= Constantin T. Stoika =

Romanian poet and prose writer

Constantin T. Stoika (February 14, 1892 - October 23, 1916) was a Romanian poet and prose writer.

Born in Buzău to journalist Titus Stoika and his wife Irena (née Ciorogârleanu), he attended primary school in Piatra Neamț and in the then-Austro-Hungarian Brașov. He also began at a gymnasium there, and completed this stage of his schooling at Buzău and Slatina. This was followed by high school in Pitești and the literature and philosophy faculty of the University of Bucharest, from which he graduated in 1916. He made his published debut while still in high school, with poems (Preludii) and short prose works, published in 1909–1910 in Tinerimea literară și artistică, which he edited together with his brother Cezar. He contributed to the Ploiești-based Curierul liceului in 1910–1911.

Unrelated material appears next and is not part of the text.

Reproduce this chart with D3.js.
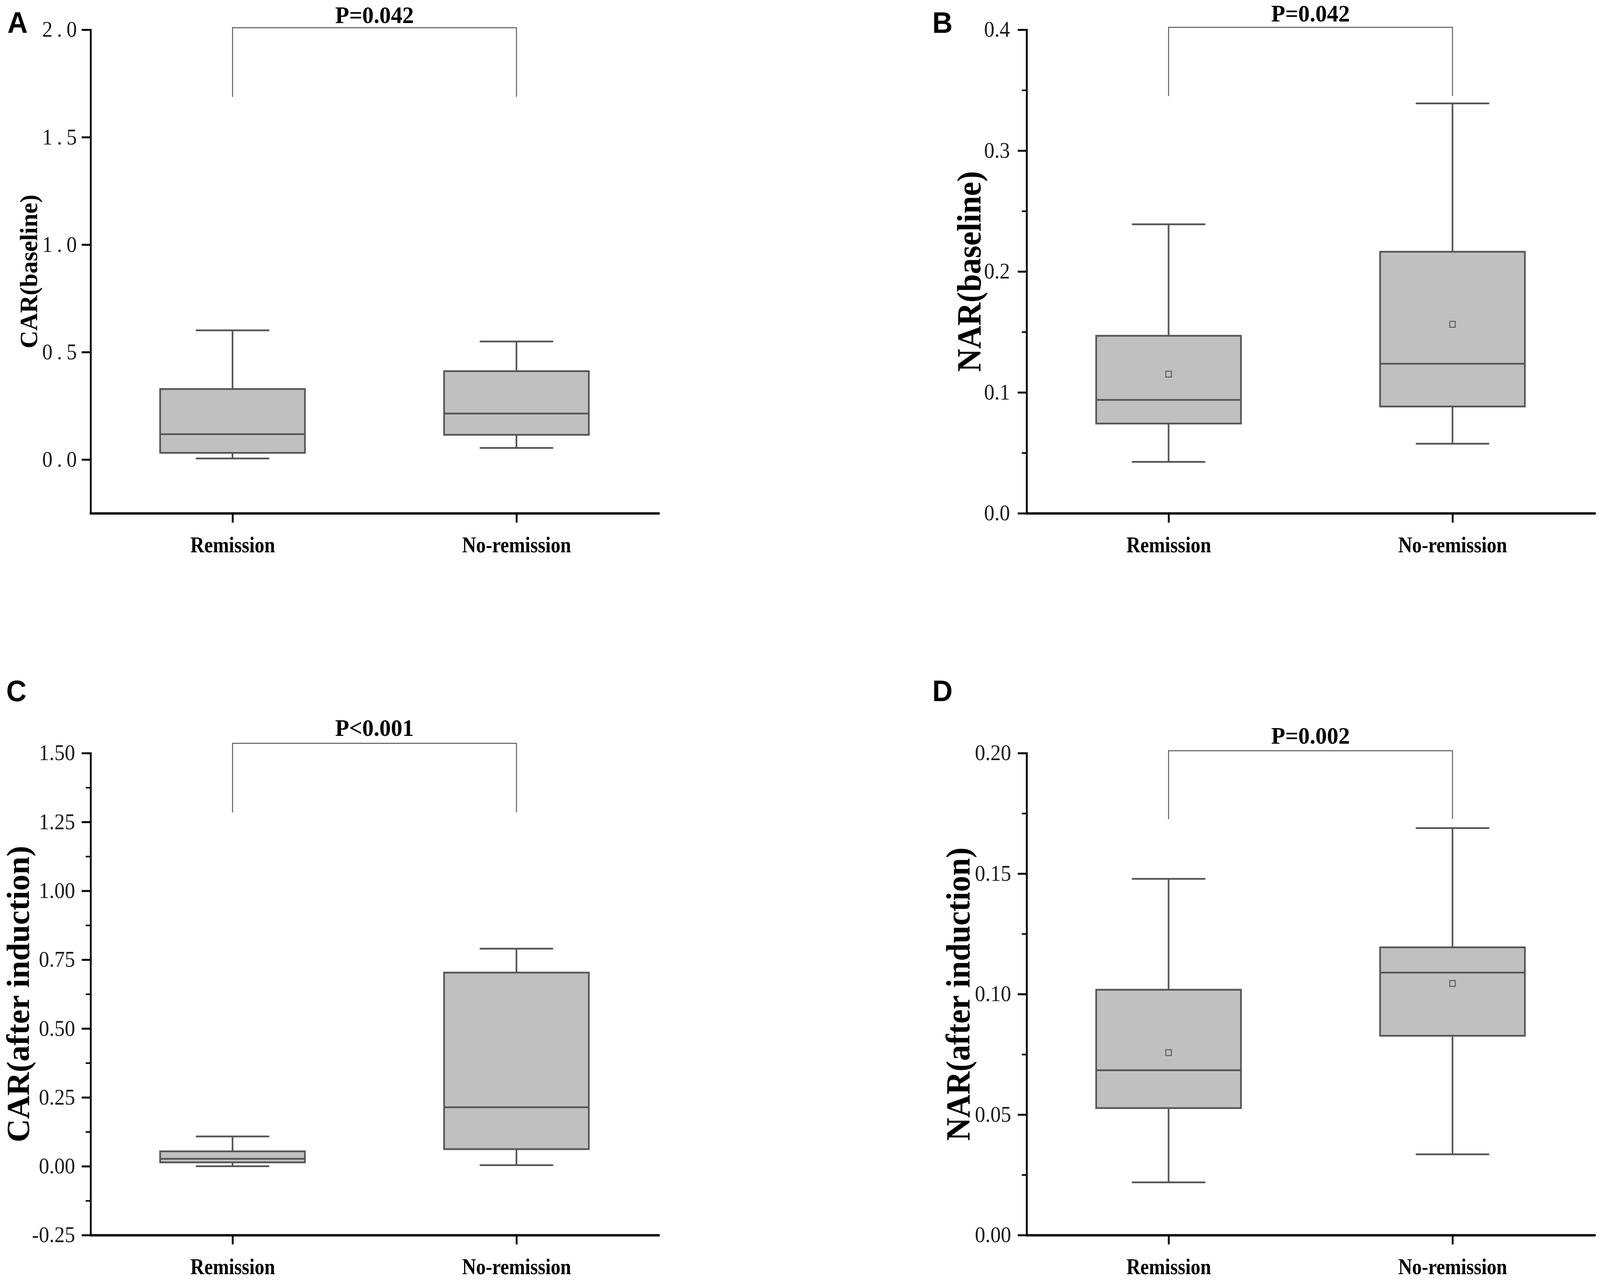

He was a member of the Gion literary society and of Societatea critică student circle, led by Mihail Dragomirescu. In 1914–1915, he edited Poezia magazine, which welcomed submissions from the younger generation while gaining prestige from the contributions of Duiliu Zamfirescu, George Murnu, Ovid Densusianu, Gala Galaction and Dragomirescu. His work also featured in Drum drept, Dumineca, Epoca, Neamul românesc literar, Noua revistă română, Ramuri, Săptămâna politică și culturală a capitalei, Universul literar and Vieața Nouă. Pen names that he used include Delaziliște, Tarmes, Tartar, Sapiens, Micado, Costo, Amor, St., Troedo and Ego. He collected his verses in the 1910 book Licăriri. He translated works by Charles Baudelaire, Sully Prudhomme, Paul Verlaine, Jean Racine, Ludwig Uhland and Joséphin Péladan; the French poetry of Iulia Hasdeu; and Horace and Lucretius.

In 1914, he graduated from the military artillery school with the rank of second lieutenant. After Romania's entry into World War I in August 1916, he was assigned to a border regiment based in Câineni, on the frontier with Austria-Hungary. Two months later he was killed in action at Boișoara, near the Turnu Roșu Pass on the Carpathian front, during an artillery bombardment. He was buried on a hill next to Boișoara, and was decorated post-mortem. His war diary was published as Însemnări din zilele de luptă in 1921 and 1977.